A few weeks ago I ran across another article on FreeNAS and decided to give it a shot as I've tried PC-BSD and FreeNAS is based on FreeBSD. I did some research online and found some very good articles about installing and configuring FreeNAS. I had an extra computer sitting around and decided to install on it. One of the great things about FreeNAS is its small installation size - only about 78MB - and that it can be installed on a USB drive or a Compact Flash (CF) card. I found a CF/IDE adapter and a 2MB CF card (way overkill) at Fry Electronics. I set this up inside my computer and connected the adapter to the IDE drive connection on the motherboard.

FreeNAS had absolutely no problems recognizing and installing on the CF card. My two hard disks in the system are strictly data disks. The system boots fast; once booted, my understanding is that FreeNas runs on system memory so there's very little reason for the OS to further access the CF card after bootup.

I want to make it clear, I'm not a computer professional, just a home user that likes to build computers and play with different operating systems (though I still prefer Windows for my everyday use). With that said, I admit that FreeNAS has a larger learning curve than WHS (pretty automated setup and configuration from start to finish). It took me much more time to install FreeNAS but in the end, I learned a lot about mounting and configuring hard drives, setting up network connections, etc. There's a lot of great step-by-step articles on the web that walk you thru setup and configuration. I appreciate the flexibility and power offered by FreeNAS and, very important in this lousy economy), IT'S COMPLETELY FREE!  If you don't mind getting your hands a little dirty, you'll like FreeNAS. If you want a a home server where installation and configuration are mostly automated, stick with WHS.



Let me preface this with the fact that I am a huge fan of FreeNAS...

 For those of you who have messed around with Windows Server OSes, there is a bit of a warning.  There is currently a problem that has yet to be resolved with SMB (and WinBind) on FreeNAS.  After adding the NAS to the domain (which works pretty smoothly) you can add and remov files and folders just fine.  But changing permissions (and setting Owners) results in a dialog telling you, the Administrator of the whole forest (!!!!) that you don't have adequate permission to do that.

The problem appears to be with WinBind mapping the accounts and groups from Windows to Unix users and groups.  While you can preform some command line magic that results in FreeNAS showing you all of the users and groups, undoubtedly when you access the files or folders on the NAS drives, you are not quite recognized as any of those users or groups.  The only items in the permissions tab are Root and Wheel, and no others may enter...

If any of you readers have any ideas on how to fix it, it would make me eternally grateful.  Otherwise, the FreeNAS OS still kicks ass, just not so hard as Chuck Norris...




Build a man a fire, and he'll be warm for a day.
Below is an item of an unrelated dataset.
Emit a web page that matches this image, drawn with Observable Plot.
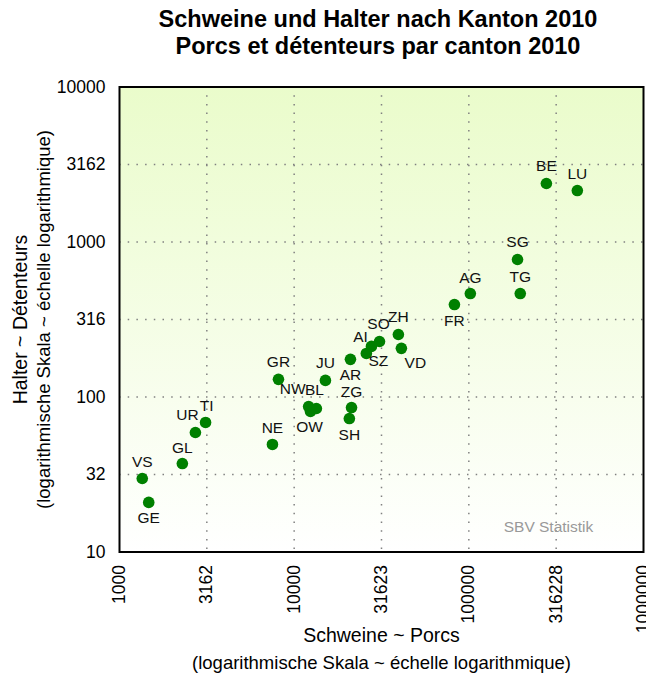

Set a man on fire, and he'll be warm for the rest of his life. - Terry Pratchett



Great article Nathan, very informative. I totally agree with the plus sides of having a centralized NAS server,
ease of administration, security and backups, plus you don't have to go to so many different places looking
for your data.

 I just wanted to add that folks who really want to try FreeNAS (of which I am great fan of),
can also try it without using any additional hardware just to get comfortable with.
They can download VMWare virtual appliance free from the VMWare site or build there own virtual machine
for FreeNAS. With such a small foot print that FreeNAS has, the performance hit in a virtual machine is
hardly noticible to a home user.

If you want, I have done two step by step articles on setting up FreeNAS as a virtual machine, you
can have a look at them at


 Any comments and feedback are most appreciated.



I do love WHS, but this looks good too.  I'll dig up some parts and make a box to test it out.